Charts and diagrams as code

#####

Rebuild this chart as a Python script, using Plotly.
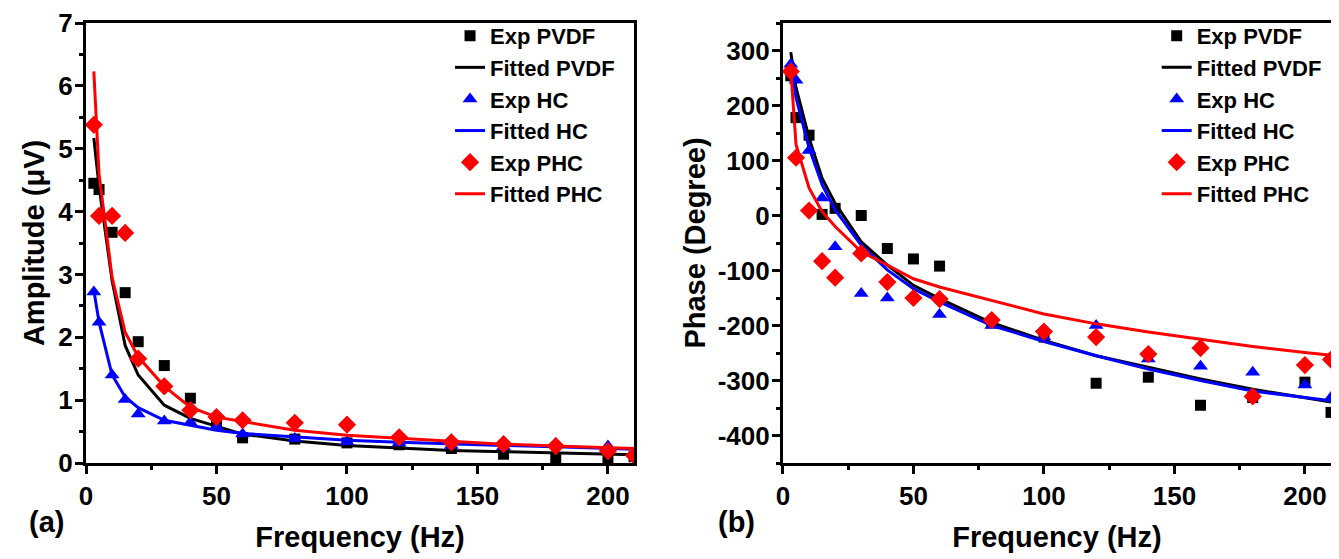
import plotly.graph_objects as go

freq = [3, 5, 10, 15, 20, 30, 40, 50, 60, 80, 100, 120, 140, 160, 180, 200, 210]

# Amplitude (uV)
amp_exp_pvdf = [4.45, 4.35, 3.67, 2.71, 1.93, 1.55, 1.03, 0.62, 0.40, 0.38, 0.32, 0.29, 0.23, 0.14, 0.07, 0.05, 0.10]
amp_fit_pvdf = [5.17, 4.40, 2.90, 1.87, 1.40, 0.92, 0.71, 0.58, 0.46, 0.35, 0.28, 0.24, 0.20, 0.18, 0.16, 0.14, 0.13]
amp_exp_hc = [2.72, 2.24, 1.40, 1.01, 0.78, 0.67, 0.65, 0.58, 0.46, 0.39, 0.34, 0.32, 0.28, 0.26, 0.31, 0.27, 0.13]
amp_fit_hc = [2.75, 2.24, 1.40, 1.05, 0.88, 0.68, 0.60, 0.52, 0.47, 0.41, 0.36, 0.33, 0.30, 0.28, 0.26, 0.24, 0.22]
amp_exp_phc = [5.38, 3.93, 3.93, 3.66, 1.66, 1.22, 0.84, 0.73, 0.68, 0.64, 0.61, 0.41, 0.33, 0.30, 0.27, 0.19, 0.12]
amp_fit_phc = [6.23, 4.60, 2.95, 2.08, 1.69, 1.22, 0.89, 0.73, 0.66, 0.52, 0.44, 0.39, 0.34, 0.30, 0.27, 0.24, 0.23]

# Phase (degree)
ph_exp_pvdf = [254, 178, 146, 2, 13, 0, -60, -79, -92, -195, -221, -305, -294, -345, -331, -303, -358]
ph_fit_pvdf = [297, 233, 141, 68, 22, -48, -90, -127, -151, -195, -227, -255, -276, -297, -316, -331, -339]
ph_exp_hc = [275, 246, 118, 32, -57, -142, -150, -146, -180, -200, -221, -200, -261, -274, -285, -308, -331]
ph_fit_hc = [281, 214, 123, 56, 10, -54, -99, -133, -157, -200, -229, -255, -279, -300, -319, -331, -337]
ph_exp_phc = [262, 105, 9, -83, -113, -69, -121, -150, -152, -190, -211, -221, -252, -241, -329, -272, -262]
ph_fit_phc = [266, 129, 50, 7, -20, -66, -90, -115, -130, -155, -179, -197, -212, -225, -238, -249, -254]

names = ["Exp PVDF", "Fitted PVDF", "Exp HC", "Fitted HC", "Exp PHC", "Fitted PHC"]
x_ticks = [0, 50, 100, 150, 200]
amp_ticks = [0, 1, 2, 3, 4, 5, 6, 7]
ph_ticks = [300, 200, 100, 0, -100, -200, -300, -400]
ph_ticktext = ["300", "200", "100", "0", "-100", "-200", "-300", "-400"]

FONT = "Arial, Liberation Sans, sans-serif"
colors = ["black", "black", "#0000ff", "#0000ff", "#ff0000", "#ff0000"]
symbols = ["square", None, "triangle-up", None, "diamond", None]
msizes = [11, None, 13, None, 14, None]

fig = go.Figure()

def add_set(series, xa, ya, legend):
    for i, (nm, ys) in enumerate(zip(names, series)):
        if symbols[i]:
            fig.add_trace(go.Scatter(
                x=freq, y=ys, name=nm, mode="markers", xaxis=xa, yaxis=ya,
                legend=legend,
                marker=dict(symbol=symbols[i], size=msizes[i], color=colors[i], line=dict(width=0))))
        else:
            fig.add_trace(go.Scatter(
                x=freq, y=ys, name=nm, mode="lines", xaxis=xa, yaxis=ya,
                legend=legend,
                line=dict(color=colors[i], width=3)))

add_set([amp_exp_pvdf, amp_fit_pvdf, amp_exp_hc, amp_fit_hc, amp_exp_phc, amp_fit_phc], "x", "y", "legend")
add_set([ph_exp_pvdf, ph_fit_pvdf, ph_exp_hc, ph_fit_hc, ph_exp_phc, ph_fit_phc], "x2", "y2", "legend2")

tickfont = dict(family=FONT, size=26, color="black", weight="bold")
titlefont = dict(family=FONT, size=29, color="black", weight="bold")
legfont = dict(family=FONT, size=22, color="black", weight="bold")
axis_common = dict(showline=True, linecolor="black", linewidth=3, mirror=True,
                   ticks="outside", ticklen=8, tickwidth=2.5, tickcolor="black",
                   showgrid=False, zeroline=False, tickfont=tickfont, automargin=False)
minor_common = dict(ticks="outside", ticklen=4, tickwidth=2.5, tickcolor="black", showgrid=False)

# The page body has an 8px margin, so the figure is sized/offset to compensate.
W, H = 1331, 551
fig.update_layout(
    width=W, height=H,
    paper_bgcolor="white", plot_bgcolor="white",
    margin=dict(l=78, r=8, t=14, b=96),
    xaxis=dict(domain=[0, 0.4402], range=[0, 210], tickvals=x_ticks,
               minor=dict(dtick=25, **minor_common),
               title=dict(text="Frequency (Hz)", font=titlefont, standoff=17), **axis_common),
    yaxis=dict(range=[0, 7], tickvals=amp_ticks, ticklabelstandoff=-3,
               minor=dict(dtick=0.5, **minor_common),
               title=dict(text="Amplitude (μV)", font=titlefont, standoff=6), **axis_common),
    xaxis2=dict(domain=[0.5598, 1], range=[0, 210], tickvals=x_ticks, anchor="y2",
                minor=dict(dtick=25, **minor_common),
                title=dict(text="Frequency (Hz)", font=titlefont, standoff=17), **axis_common),
    yaxis2=dict(range=[-450, 350], tickvals=ph_ticks, ticktext=ph_ticktext, anchor="x2",
                ticklabelstandoff=-3,
                minor=dict(tickvals=[-450, -350, -250, -150, -50, 50, 150, 250, 350], **minor_common),
                title=dict(text="Phase (Degree)", font=titlefont, standoff=4), **axis_common),
    legend=dict(x=0.2924, y=1.016, xanchor="left", yanchor="top", bgcolor="rgba(0,0,0,0)",
                font=legfont, traceorder="normal"),
    legend2=dict(x=0.860, y=1.016, xanchor="left", yanchor="top", bgcolor="rgba(0,0,0,0)",
                 font=legfont, traceorder="normal"),
)

# panel labels positioned via pixel -> paper conversion (plot area 86..1331 x 22..463 on page)
plot_w = 1245
plot_h = 441
for txt, (px, py) in [("(a)", (46, 522)), ("(b)", (736, 522))]:
    fig.add_annotation(text=txt, x=(px - 86) / plot_w, y=1 - (py - 22) / plot_h,
                       xref="paper", yref="paper", showarrow=False,
                       xanchor="center", yanchor="middle", font=titlefont)

fig.write_html("out.html")
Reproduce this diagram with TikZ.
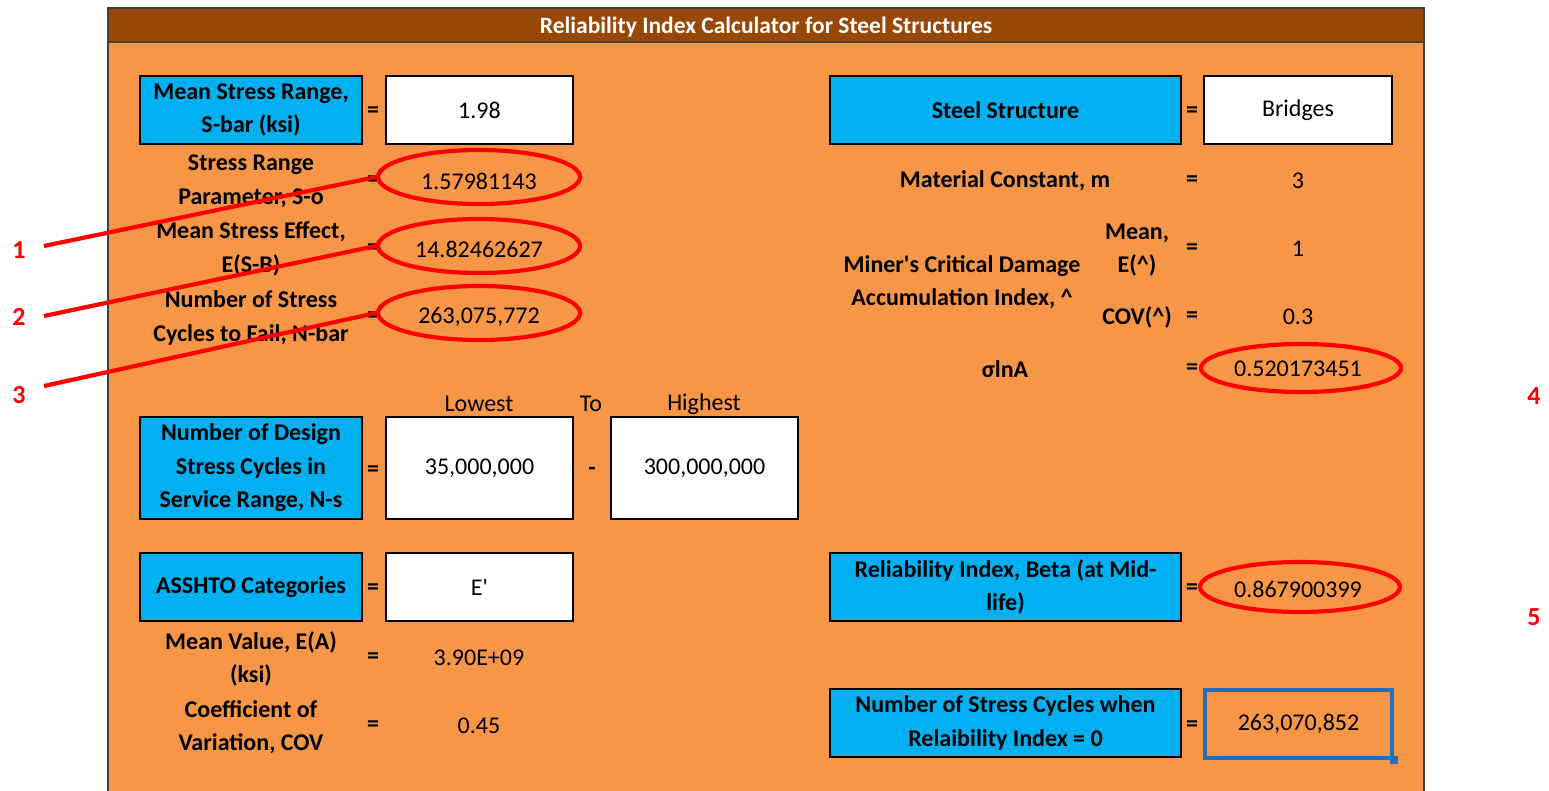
\documentclass[tikz,border=0pt]{standalone}
\usepackage{fontspec}
\setmainfont{Carlito}
\usetikzlibrary{shapes.geometric}
\definecolor{panel}{HTML}{F79646}
\definecolor{titlebar}{HTML}{974706}
\definecolor{cellblue}{HTML}{00B0F0}
\definecolor{selblue}{HTML}{1F6FC2}
\definecolor{callred}{HTML}{FF0000}
\tikzset{
  txt/.style={font=\fontsize{24}{33.5}\selectfont, align=center, inner sep=0pt, text=black},
  lbl/.style={txt, font=\fontsize{24}{33.5}\selectfont\bfseries},
  bluebox/.style={lbl, draw=black, fill=cellblue, line width=1.4pt},
  whitebox/.style={txt, draw=black, fill=white, line width=1.4pt},
  eqsign/.style={txt, font=\fontsize{24}{33.5}\selectfont\bfseries},
  redring/.style={ellipse, draw=callred, line width=4.2pt, inner sep=0pt},
  callnum/.style={font=\fontsize{26}{30}\selectfont\bfseries, text=callred, inner sep=0pt},
  callline/.style={draw=callred, line width=4.2pt}
}
\begin{document}
\begin{tikzpicture}[x=1pt,y=-1pt]
\useasboundingbox (0,0) rectangle (1549,790);
\fill[white] (0,0) rectangle (1549,790);
% panel
\draw[fill=panel, draw=black!75, line width=1.6pt] (108,8) rectangle (1424,800);
\draw[fill=titlebar, draw=black!75, line width=1.6pt] (108,8) rectangle (1424,42);
\node[lbl, text=white, font=\fontsize{23.5}{26}\selectfont\bfseries] (title) at (766,27) {Reliability Index Calculator for Steel Structures};

% ---------- left column ----------
\node[bluebox, minimum width=222, minimum height=68] (sbarL) at (251,110) {Mean Stress Range,\\S-bar (ksi)};
\node[eqsign] (sbarE) at (373,112) {=};
\node[whitebox, minimum width=187, minimum height=68] (sbarV) at (479.5,110) {1.98};

\node[lbl] (soL) at (251,181) {Stress Range\\Parameter, S-o};
\node[eqsign] (soE) at (373,181) {=};
\node[txt] (soV) at (479,181) {1.57981143};

\node[lbl] (esbL) at (251,249) {Mean Stress Effect,\\E(S-B)};
\node[eqsign] (esbE) at (373,249) {=};
\node[txt] (esbV) at (479,249) {14.82462627};

\node[lbl] (nbarL) at (251,318) {Number of Stress\\Cycles to Fail, N-bar};
\node[eqsign] (nbarE) at (373,317) {=};
\node[txt] (nbarV) at (479,317) {263,075,772};

\node[txt] (low) at (479,404) {Lowest};
\node[txt] (to) at (591,404) {To};
\node[txt] (high) at (704,404) {Highest};

\node[bluebox, minimum width=222, minimum height=102] (nsL) at (251,468) {Number of Design\\Stress Cycles in\\Service Range, N-s};
\node[eqsign] (nsE) at (373,471) {=};
\node[whitebox, minimum width=187, minimum height=102] (nsLow) at (479.5,468) {35,000,000};
\node[eqsign] (nsDash) at (592,471) {-};
\node[whitebox, minimum width=187, minimum height=102] (nsHigh) at (704.5,468) {300,000,000};

\node[bluebox, minimum width=222, minimum height=68] (catL) at (251,587) {ASSHTO Categories};
\node[eqsign] (catE) at (373,589) {=};
\node[whitebox, minimum width=187, minimum height=68] (catV) at (479.5,587) {E\textquotesingle};

\node[lbl] (eaL) at (251,659) {Mean Value, E(A)\\(ksi)};
\node[eqsign] (eaE) at (373,658) {=};
\node[txt] (eaV) at (479,658) {3.90E+09};

\node[lbl] (covL) at (251,727) {Coefficient of\\Variation, COV};
\node[eqsign] (covE) at (373,726) {=};
\node[txt] (covV) at (479,726) {0.45};

% ---------- right column ----------
\node[bluebox, minimum width=351, minimum height=68] (ssL) at (1005.5,110) {Steel Structure};
\node[eqsign] (ssE) at (1192,112) {=};
\node[whitebox, minimum width=188, minimum height=68] (ssV) at (1298,110) {Bridges};

\node[lbl] (mL) at (1005,181) {Material Constant, m};
\node[eqsign] (mE) at (1192,181) {=};
\node[txt] (mV) at (1298,181) {3};

\node[lbl] (minerL) at (962,282) {Miner\textquotesingle s Critical Damage\\Accumulation Index, \textasciicircum};
\node[lbl] (meanL) at (1137,250) {Mean,\\E(\textasciicircum)};
\node[eqsign] (meanE) at (1192,249) {=};
\node[txt] (meanV) at (1298,249) {1};
\node[lbl] (covmL) at (1137,317) {COV(\textasciicircum)};
\node[eqsign] (covmE) at (1192,317) {=};
\node[txt] (covmV) at (1298,317) {0.3};

\node[lbl] (sigL) at (1005,369) {σlnA};
\node[eqsign] (sigE) at (1192,369) {=};
\node[txt] (sigV) at (1298,369) {0.520173451};

\node[bluebox, minimum width=351, minimum height=68] (betaL) at (1005.5,587) {Reliability Index, Beta (at Mid-\\life)};
\node[eqsign] (betaE) at (1192,589) {=};
\node[txt] (betaV) at (1298,589) {0.867900399};

\node[bluebox, minimum width=351, minimum height=68] (n0L) at (1005.5,723) {Number of Stress Cycles when\\Relaibility Index = 0};
\node[eqsign] (n0E) at (1192,726) {=};
\node[txt, draw=selblue, line width=3.2pt, minimum width=187, minimum height=68] (n0V) at (1298.5,724) {263,070,852};
\node[fill=selblue, minimum size=8, inner sep=0pt] (handle) at (n0V.south east) {};

% ---------- red callouts ----------
\node[redring, minimum width=202, minimum height=54] (r1) at (479,177) {};
\node[redring, minimum width=202, minimum height=54] (r2) at (479,246) {};
\node[redring, minimum width=202, minimum height=54] (r3) at (479,313) {};
\node[redring, minimum width=200, minimum height=48] (r4) at (1301,368) {};
\node[redring, minimum width=200, minimum height=50] (r5) at (1300,587) {};

\node[callnum] (c1) at (19,250) {1};
\node[callnum] (c2) at (19,317) {2};
\node[callnum] (c3) at (19,395) {3};
\node[callnum] (c4) at (1534,396) {4};
\node[callnum] (c5) at (1534,617) {5};

\coordinate (s1) at (44,246);
\coordinate (s2) at (44,316);
\coordinate (s3) at (44,386);
\draw[callline] (s1) -- (r1.west);
\draw[callline] (s2) -- (r2.west);
\draw[callline] (s3) -- (r3.west);
\end{tikzpicture}
\end{document}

#####

EXERCISE GOAL
Repeat, exactly and in full, each line from the start of the data to the line that contains "180, 200, 210]". Pictures do not go in.

SOLUTION
Rebuild this chart as a Python script, using Plotly.
import plotly.graph_objects as go

freq = [3, 5, 10, 15, 20, 30, 40, 50, 60, 80, 100, 120, 140, 160, 180, 200, 210]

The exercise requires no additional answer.